This post is part of my collaborative research with Shinsei Bank on highly-evolvable enterprise software. It is licensed under the Creative Commons Attribution-ShareAlike 3.0 license. I am indebted to Jay Dvivedi and his team at Shinsei Bank for supporting this research. All errors are my own.
In an earlier post, I observed in a footnote that Jay is more interested in detecting errors than in guaranteeing correct output, because once an error has been detected, the problem can be contained and the cause of the error can be identified and eliminated. I suggested that this approach is far easier than the problem of guaranteeing correctness tackled in some research on reliable computing. I recently had an opportunity to speak with Dr. Mary Loomis about this research, and she was intrigued by this idea and encouraged me to explore it further. At this point, I’m not aware of any academic work on the topic, but please let me know if you know of any academic papers that might be relevant.
Anyway, I thought it might be interesting to state the idea more precisely with the aid of a toy model. Let’s assume that we need to perform a computation, and that the cost of acting on an incorrect output is unacceptably high, while the cost of inaction or delaying action is relatively low. This might be the case for a decision to make a loan: making a loan to an unqualified borrower could be very costly, while turning away a potential borrower or delaying disbursement of the loan carries a far smaller opportunity cost. Let us further assume that any system component we deploy will be unreliable, with a probability e of producing incorrect output.

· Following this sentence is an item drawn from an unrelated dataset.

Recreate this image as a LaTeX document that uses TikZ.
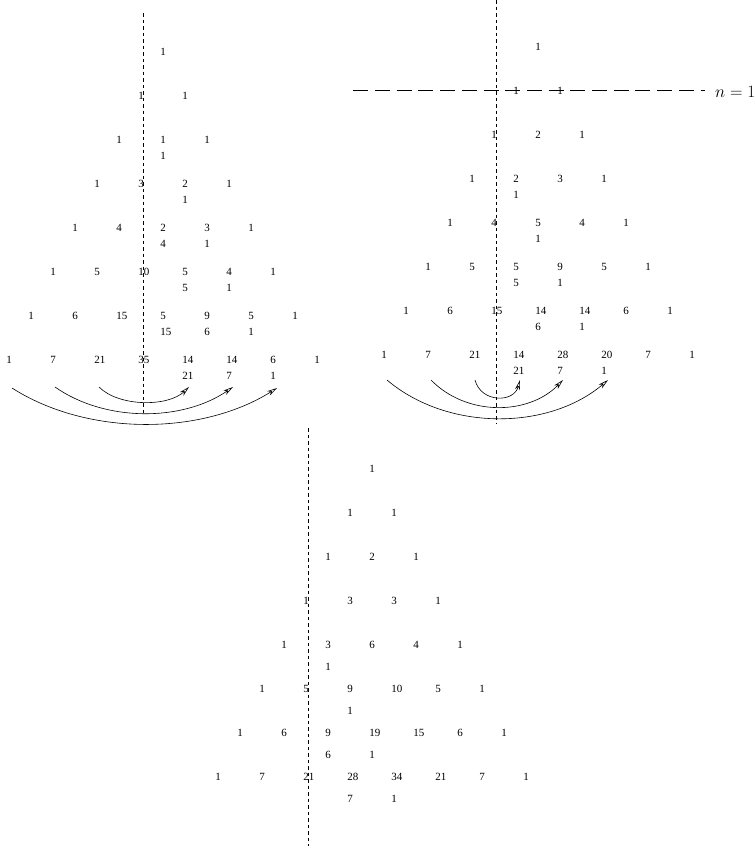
\documentclass[tikz,border=0pt]{standalone}
\usepackage{fontspec}
\setmainfont{Liberation Serif}
\usetikzlibrary{arrows.meta}

\begin{document}
\begin{tikzpicture}[x=1pt,y=-1pt,
  num/.style={anchor=base west,inner sep=0pt,font=\fontsize{11}{13}\selectfont},
  axis/.style={dash pattern=on 3.5pt off 3pt,line width=0.6pt},
  cut/.style={dash pattern=on 15pt off 6.7pt,line width=0.6pt},
  fold/.style={-{Stealth[length=10pt,width=5pt,open,inset=3pt]},line width=0.6pt}
]
  \fill[white] (0,0) rectangle (755,849);
  \useasboundingbox (0,0) rectangle (755,849);

  % left triangle, apex at (163,52)
  \foreach \r/\vals in {0/{1},1/{1,1},2/{1,1,1},3/{1,3,2,1},4/{1,4,2,3,1},5/{1,5,10,5,4,1},6/{1,6,15,5,9,5,1},7/{1,7,21,35,14,14,6,1}}
    \foreach \v [count=\k from 0] in \vals
      \node[num] (L\r-\k) at ({163-22*\r+44*\k-2.75},{52+44*\r+3.8}) {\v};
  \foreach \r/\s/\vals in {2/1/{1},3/2/{1},4/2/{4,1},5/3/{5,1},6/3/{15,6,1},7/4/{21,7,1}}
    \foreach \v [count=\k from \s] in \vals
      \node[num] (L\r-s\k) at ({163-22*\r+44*\k-2.75},{52+44*\r+16+3.8}) {\v};
  \coordinate (Ltop) at (143.5,13);
  \coordinate (Lbot) at (143.5,413);
  \draw[axis] (Ltop) -- (Lbot);
  \coordinate (La1) at (99,387);  \coordinate (Lb1) at (189,387);
  \coordinate (La2) at (55,387);  \coordinate (Lb2) at (233,387);
  \coordinate (La3) at (12,388);  \coordinate (Lb3) at (277,388);
  \draw[fold] (La1) .. controls (119,407) and (168,407) .. (Lb1);
  \draw[fold] (La2) .. controls (105,422) and (182,422) .. (Lb2);
  \draw[fold] (La3) .. controls (87,436) and (201,436) .. (Lb3);

  % right triangle, apex at (538,47)
  \foreach \r/\vals in {0/{1},1/{1,1},2/{1,2,1},3/{1,2,3,1},4/{1,4,5,4,1},5/{1,5,5,9,5,1},6/{1,6,15,14,14,6,1},7/{1,7,21,14,28,20,7,1}}
    \foreach \v [count=\k from 0] in \vals
      \node[num] (R\r-\k) at ({538-22*\r+44*\k-2.75},{47+44*\r+3.8}) {\v};
  \foreach \r/\s/\vals in {3/1/{1},4/2/{1},5/2/{5,1},6/3/{6,1},7/3/{21,7,1}}
    \foreach \v [count=\k from \s] in \vals
      \node[num] (R\r-s\k) at ({538-22*\r+44*\k-2.75},{47+44*\r+16+3.8}) {\v};
  \coordinate (Rtop) at (496.5,0);
  \coordinate (Rbot) at (496.5,424);
  \draw[axis] (Rtop) -- (Rbot);
  \node[anchor=base west,inner sep=0pt,font=\fontsize{17}{20}\selectfont] (nlabel) at (715,97) {$n=1$};
  \coordinate (cutL) at (353.3,90);
  \coordinate (cutR) at (705,90);
  \draw[cut] (cutL) -- (cutR);
  \coordinate (Ra1) at (475,380); \coordinate (Rb1) at (520,380);
  \coordinate (Ra2) at (431,380); \coordinate (Rb2) at (563,380);
  \coordinate (Ra3) at (387,380); \coordinate (Rb3) at (608,380);
  \draw[fold] (Ra1) .. controls (481,403) and (514,403) .. (Rb1);
  \draw[fold] (Ra2) .. controls (466,416) and (528,416) .. (Rb2);
  \draw[fold] (Ra3) .. controls (447,431) and (548,431) .. (Rb3);

  % bottom triangle, apex at (372,469)
  \foreach \r/\vals in {0/{1},1/{1,1},2/{1,2,1},3/{1,3,3,1},4/{1,3,6,4,1},5/{1,5,9,10,5,1},6/{1,6,9,19,15,6,1},7/{1,7,21,28,34,21,7,1}}
    \foreach \v [count=\k from 0] in \vals
      \node[num] (B\r-\k) at ({372-22*\r+44*\k-2.75},{469+44*\r+3.8}) {\v};
  \foreach \r/\s/\vals in {4/1/{1},5/2/{1},6/2/{6,1},7/3/{7,1}}
    \foreach \v [count=\k from \s] in \vals
      \node[num] (B\r-s\k) at ({372-22*\r+44*\k-2.75},{469+44*\r+22+3.8}) {\v};
  \coordinate (Btop) at (308.5,428);
  \coordinate (Bbot) at (308.5,846);
  \draw[axis] (Btop) -- (Bbot);
\end{tikzpicture}
\end{document}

A simple (and naive, see here for a more sophisticated treatment) approach to guaranteeing correctness would be to deploy three systems. For a binary output, such as whether to make a loan, we can simply take the output given by a majority of the systems. For simplicity, I’ll assume that no errors occur when computing the majority, although that’s not necessarily the case. Under these assumptions, an incorrect output results only when two or three of the systems produce incorrect output, the likelihood of which is (assuming I got the computation right) 3e2-2e3. If e is on the order of a percent or so, we have a roughly 0.03% probability of incorrect output. Of course, the likelihood of an error may be much higher when components are new or recently modified. If e is closer to 20%, the probability of incorrect output exceeds 10%.

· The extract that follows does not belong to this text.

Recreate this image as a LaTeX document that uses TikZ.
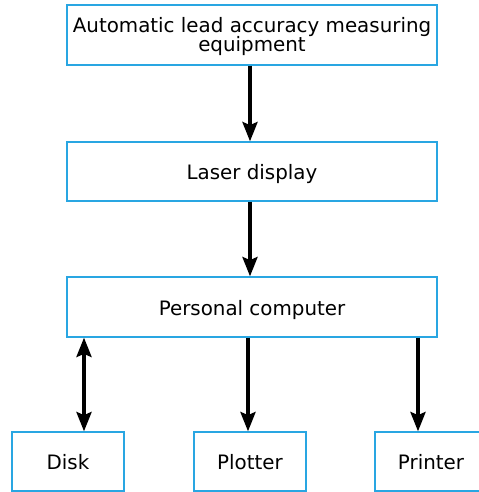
\documentclass[tikz,border=0pt]{standalone}
\usepackage{fontspec}
\setmainfont{DejaVu Sans}
\usetikzlibrary{arrows.meta,positioning,calc}
\definecolor{boxblue}{RGB}{41,166,226}

\begin{document}
\begin{tikzpicture}[
    x=0.02cm, y=-0.02cm,
    box/.style={rectangle, draw=boxblue, line width=0.8pt, minimum width=7.4cm, minimum height=1.2cm, align=center, font=\fontsize{11.3}{11.3}\selectfont, inner sep=0pt},
    onebox/.style={box, text height=9.6pt, text depth=0pt},
    outbox/.style={onebox, minimum width=2.24cm, minimum height=1.18cm},
    arrow/.style={-{Stealth[length=11pt, width=8.6pt, inset=1.8pt]}, line width=1.9pt},
    dblarrow/.style={arrow, {Stealth[length=11pt, width=8.6pt, inset=1.8pt]}-{Stealth[length=11pt, width=8.6pt, inset=1.8pt]}}
]
\useasboundingbox (0,0) rectangle (478,492);

% Main column
\node[box] (alme) at (252, 35) {\raisebox{-1.6pt}[\height][\depth]{\begin{tabular}{@{}c@{}}Automatic lead accuracy measuring\\[-1.2pt]equipment\end{tabular}}};
\node[onebox, minimum height=1.18cm] (laser) at (252, 171.5) {Laser display};
\node[onebox] (pc) at (252, 307) {Personal computer};

% Output devices
\node[outbox] (disk) at (68, 461.5) {Disk};
\node[outbox] (plotter) at (250, 461.5) {Plotter};
\node[outbox] (printer) at (431, 461.5) {Printer};

% Arrows
\draw[arrow] ([xshift=-0.04cm]alme.south) -- ([xshift=-0.04cm]laser.north);
\draw[arrow] ([xshift=-0.04cm]laser.south) -- ([xshift=-0.04cm]pc.north);

\coordinate (dtop) at ($(disk.north)+(16,0)$);
\coordinate (ptop) at ($(plotter.north)+(-2,0)$);
\coordinate (rtop) at ($(printer.north)+(-13,0)$);
\draw[dblarrow] (dtop |- pc.south) -- (dtop);
\draw[arrow] (ptop |- pc.south) -- (ptop);
\draw[arrow] (rtop |- pc.south) -- (rtop);

\end{tikzpicture}
\end{document}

Now, consider the approach where we seek to detect incorrect output and prevent any action from being taken on the incorrect output until the problem has been resolved. This time, we similarly deploy three redundant components, but we assume the output to be correct only if we do not detect an error. We detect an error any time there exists a disagreement between the outputs. We fail to detect an error only when all three systems fail, which occurs with probability e3. For e of 1%, we fail to detect incorrect output with 0.0001% probability, while for e of 20%, we have a 0.8% probability of overlooking incorrect output. The detecting wrongness approach thus seems likely to be more robust, though it won’t work if the cost of delaying action is high, in which case we must come up with our best answer even if we detect a malfunctioning component.

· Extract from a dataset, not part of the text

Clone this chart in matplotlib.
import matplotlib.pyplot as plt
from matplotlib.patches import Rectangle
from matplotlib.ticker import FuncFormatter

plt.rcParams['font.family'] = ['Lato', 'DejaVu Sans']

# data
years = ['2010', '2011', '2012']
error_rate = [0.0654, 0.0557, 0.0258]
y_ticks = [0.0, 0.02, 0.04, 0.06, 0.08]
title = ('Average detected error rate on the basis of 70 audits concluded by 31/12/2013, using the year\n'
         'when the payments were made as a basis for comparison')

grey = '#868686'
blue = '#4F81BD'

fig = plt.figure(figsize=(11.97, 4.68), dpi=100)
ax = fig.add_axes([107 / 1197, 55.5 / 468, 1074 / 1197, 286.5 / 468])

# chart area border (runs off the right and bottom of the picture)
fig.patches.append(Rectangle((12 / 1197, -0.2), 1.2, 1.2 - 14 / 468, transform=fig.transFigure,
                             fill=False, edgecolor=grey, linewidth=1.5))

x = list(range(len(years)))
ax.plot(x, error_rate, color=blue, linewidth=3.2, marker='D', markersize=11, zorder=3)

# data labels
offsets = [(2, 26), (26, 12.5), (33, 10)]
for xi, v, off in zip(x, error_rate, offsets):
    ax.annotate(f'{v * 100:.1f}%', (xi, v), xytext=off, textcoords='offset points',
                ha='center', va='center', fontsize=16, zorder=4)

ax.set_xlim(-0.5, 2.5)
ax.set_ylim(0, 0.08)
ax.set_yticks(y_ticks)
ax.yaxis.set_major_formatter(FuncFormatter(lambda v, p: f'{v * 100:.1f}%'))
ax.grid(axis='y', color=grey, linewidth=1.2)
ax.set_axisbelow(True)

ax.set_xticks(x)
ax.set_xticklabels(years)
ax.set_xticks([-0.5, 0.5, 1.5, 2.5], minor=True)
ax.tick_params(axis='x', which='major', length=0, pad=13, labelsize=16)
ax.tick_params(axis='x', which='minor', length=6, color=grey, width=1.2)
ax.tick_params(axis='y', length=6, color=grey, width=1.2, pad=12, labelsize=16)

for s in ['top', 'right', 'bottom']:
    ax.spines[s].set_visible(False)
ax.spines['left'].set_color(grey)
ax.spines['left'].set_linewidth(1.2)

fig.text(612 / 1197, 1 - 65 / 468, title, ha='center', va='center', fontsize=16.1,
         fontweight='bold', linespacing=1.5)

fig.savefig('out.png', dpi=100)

The problem changes somewhat when outputs are not binary. If the range of possible outputs is large, the likelihood of malfunctioning systems agreeing on an incorrect answer (in the absence of strategic collusion among the components) is small, perhaps even effectively zero. In this case, the majority voting approach may not yield a conclusive result, so it ends up resembling the detecting wrongness approach with a less sensitive detector: when there is no majority, we conclude that no output can be selected with sufficient certainty and report an error.
The technique of mutually verifying dualism, which I discussed previously, probably improves the likelihood of detecting errors by exploiting the unlikeliness of multiple, independent errors that exactly balance each other. If we have two systems that each sum a collection of numbers, and we know that the outputs of the two systems should be equal in magnitude and opposite in sign, the likelihood of errors occurring independently in both systems that distort the outputs by equal amounts in opposite directions is vanishingly small. Intuitively, it seems that the more complex the relationship between the outputs of the mutually verifying components, the less likely that errors, and perhaps also tampering, will go undetected.
Finally, it also seems worth noting that the consequences of incorrect outputs may not be immediate or direct (for example, erroneous loan decisions may increase the losses from defaults several years later), so the return to investments in reliable computing may be difficult to measure.